I recently installed Hughesnet for my broadband (not my first choice, but the only alternative to 24k dialup). So far it works just fine. I am limited to 200 meg a day, which is far more than I ever use so that is no problem. Except...

A few days ago, my internet session slowed to a crawl. Looking at my stats, I realised that I had been Fapped. That is, my access was limited for 24 hours for going over my download limit. I didn't know why.

The next day, it happened again, but this time I noticed a solid receive signal on my router. I was not surfing or downloaded anything at the time. I don't think I even had Firefox started.

The next day, again, but this time I immediately killed the link at the router and and restarted. Whatever the connection was didn't start up again.

I assumed that something was calling home and trying to download an update, even though I have autoupdates turned off on everything I have loaded that has that option. Since it will download at least 220 meg before being blocked, I can't imagine what update would be so large.

I wrote a script to search the hard drive from top to bottom to give me any file or directory with a create or modify date around the times that I noticed the downloads. I have found nothing except for small stuff like history files for Firefox, etc. However, so far it has only happened when I am using the computer, never during the bulk of the day when it is inactive. That makes me thing that something that I am doing is triggering the activity.

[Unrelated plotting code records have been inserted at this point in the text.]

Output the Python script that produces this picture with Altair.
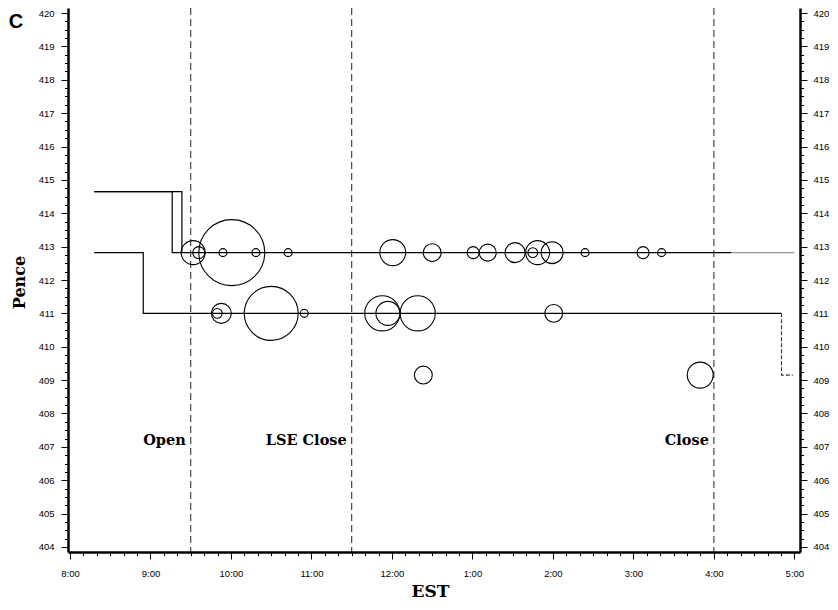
import altair as alt
import pandas as pd

# ---- quote lines (time in hours EST, price in pence), step shaped ----
upper_t = [8.30, 9.39, 16.22]
upper_p = [414.65, 412.82, 412.82]
upper_late_t = [16.22, 17.00]
upper_late_p = [412.82, 412.82]
upper2_t = [8.30, 9.27, 9.39]
upper2_p = [414.65, 412.82, 412.82]
lower_t = [8.30, 8.91, 16.84]
lower_p = [412.82, 411.00, 411.00]
tail_t = [16.84, 16.84, 16.98]
tail_p = [411.00, 409.15, 409.15]

# ---- trades: time, price, volume (relative) ----
trade_t = [9.53, 9.60, 9.90, 10.01, 10.31, 10.71, 12.01, 12.50, 13.01, 13.19,
           13.53, 13.75, 13.81, 13.99, 14.40, 15.12, 15.35,
           9.83, 9.88, 10.50, 10.91, 11.88, 11.95, 12.32, 14.01,
           12.39, 15.83]
trade_p = [412.82] * 17 + [411.00] * 8 + [409.15, 409.15]
trade_v = [36, 9, 4, 272, 4, 4, 42, 20, 9, 18,
           25, 6, 36, 30, 4, 9, 4,
           6, 25, 182, 4, 77, 36, 77, 20,
           20, 42]

# ---- market events ----
event_t = [9.5, 11.5, 16.0]
event_label = ["Open", "LSE Close", "Close"]
event_label_p = [407.19, 407.19, 407.19]

X_DOMAIN = [7.975, 17.07]
Y_DOMAIN = [403.85, 420.15]
x_ticks = [round(8 + i / 6, 4) for i in range(55)]
y_ticks = [404 + i * 0.25 for i in range(65)]

rows = []
for name, ts, ps in [("ask", upper_t, upper_p), ("ask2", upper2_t, upper2_p),
                     ("bid", lower_t, lower_p)]:
    for i, (t, p) in enumerate(zip(ts, ps)):
        rows.append({"series": name, "t": t, "p": p, "idx": i})
lines_df = pd.DataFrame(rows)
late_df = pd.DataFrame({"t": upper_late_t, "p": upper_late_p})
tail_df = pd.DataFrame({"t": tail_t, "p": tail_p, "idx": list(range(len(tail_t)))})
trades_df = pd.DataFrame({"t": trade_t, "p": trade_p, "v": trade_v})
events_df = pd.DataFrame({"t": event_t, "label": event_label, "p": event_label_p})

major = "abs(datum.value - round(datum.value)) < 0.01"
xs = alt.Scale(domain=X_DOMAIN, nice=False, zero=False)
ys = alt.Scale(domain=Y_DOMAIN, nice=False, zero=False)

x_axis = alt.Axis(
    values=x_ticks,
    labelExpr="abs(datum.value - round(datum.value)) < 0.01 ? ((round(datum.value) > 12 ? round(datum.value) - 12 : round(datum.value)) + ':00') : ''",
    tickSize={"condition": {"test": major, "value": 7}, "value": 3.5},
    labelPadding=9, labelOverlap=False, labelFlush=False, labelBound=False,
    title="EST", titleFont="DejaVu Serif", titleFontWeight="bold", titleFontSize=17,
    titleX=362, titleY=44, titleAlign="center", titleBaseline="alphabetic",
)
X = alt.X("t:Q", scale=xs, axis=x_axis, title="EST")

y_left = alt.Axis(
    values=y_ticks, orient="left",
    labelExpr="abs(datum.value - round(datum.value)) < 0.01 ? format(datum.value, 'd') : ''",
    tickSize={"condition": {"test": major, "value": 7}, "value": 3.5},
    labelPadding=7, labelOverlap=False, labelFlush=False, labelBound=False,
    title="Pence", titleFont="DejaVu Serif", titleFontWeight="bold", titleFontSize=16,
    titleX=-44, titleY=274, titleAngle=270, titleAlign="center", titleBaseline="alphabetic",
)
y_right = alt.Axis(
    values=y_ticks, orient="right",
    labelExpr="abs(datum.value - round(datum.value)) < 0.01 ? format(datum.value, 'd') : ''",
    tickSize={"condition": {"test": major, "value": 7}, "value": 3.5},
    labelPadding=6, labelOverlap=False, labelFlush=False, labelBound=False,
    title=None,
)

lines = alt.Chart(lines_df).mark_line(interpolate="step-after", color="black", strokeWidth=1.2).encode(
    x=X, y=alt.Y("p:Q", scale=ys, axis=y_left), detail="series:N", order="idx:Q")

late = alt.Chart(late_df).mark_line(color="#999", strokeWidth=1.2).encode(
    x=X, y=alt.Y("p:Q", scale=ys, axis=None))

tail = alt.Chart(tail_df).mark_line(interpolate="linear", color="#333", strokeWidth=1.1, strokeDash=[4, 2]).encode(
    x=X, y=alt.Y("p:Q", scale=ys, axis=None), order="idx:Q")

rules = alt.Chart(events_df).mark_rule(color="#222", strokeWidth=1, strokeDash=[7, 4]).encode(x=X)

labels = alt.Chart(events_df).mark_text(
    align="right", baseline="middle", dx=-5, font="DejaVu Serif", fontWeight="bold", fontSize=14.5, color="black"
).encode(x=X, y=alt.Y("p:Q", scale=ys, axis=None), text="label:N")

circles = alt.Chart(trades_df).mark_point(shape="circle", filled=False, color="black", strokeWidth=1.1, opacity=1).encode(
    x=X, y=alt.Y("p:Q", scale=ys, axis=None),
    size=alt.Size("v:Q", scale=alt.Scale(domain=[0, 300], range=[0, 4800]), legend=None))

right_axis = alt.Chart(trades_df).mark_point(opacity=0).encode(
    x=X, y=alt.Y("p:Q", scale=ys, axis=y_right))

panel_letter = alt.Chart(pd.DataFrame({"c": ["C"]})).mark_text(
    font="Liberation Sans", fontWeight="bold", fontSize=20, align="center", baseline="middle", color="black"
).encode(x=alt.value(-52), y=alt.value(14), text="c:N")

chart = alt.layer(lines, late, tail, rules, labels, circles, right_axis, panel_letter).resolve_scale(
    y="independent"
).properties(
    width=732, height=544,
    autosize=alt.AutoSizeParams(type="none"),
    padding={"left": 60, "top": 0, "right": 30, "bottom": 50},
).configure_axis(
    domainColor="black", domainWidth=2.5, tickColor="black", tickWidth=1,
    labelColor="black", labelFont="Liberation Sans", labelFontSize=9.5, grid=False,
).configure_view(stroke=None)

chart.save("out.html", embed_options={"renderer": "svg", "actions": False})
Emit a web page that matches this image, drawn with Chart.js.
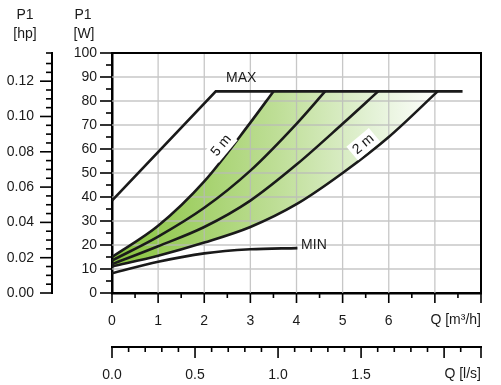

The next time it happens, I want to run a utility to see where the download is coming from. Netstat appears to be an option. Or, does anybody have another suggestion?

Thanks
Konan

je_fro
09-12-2009, 10:24 PM
You could shut everything down and start wireshark... see every packet that comes or goes...

DarbyWeaver
09-13-2009, 01:44 AM
netstat -an and you can pipe its output to a text file.

I second the wireshark idea - I'm a sniffer certified master, so I'm biased to that approach but netstat is first and easier. And it can show you the process and from there you can find the binary that may be responsible for your issue.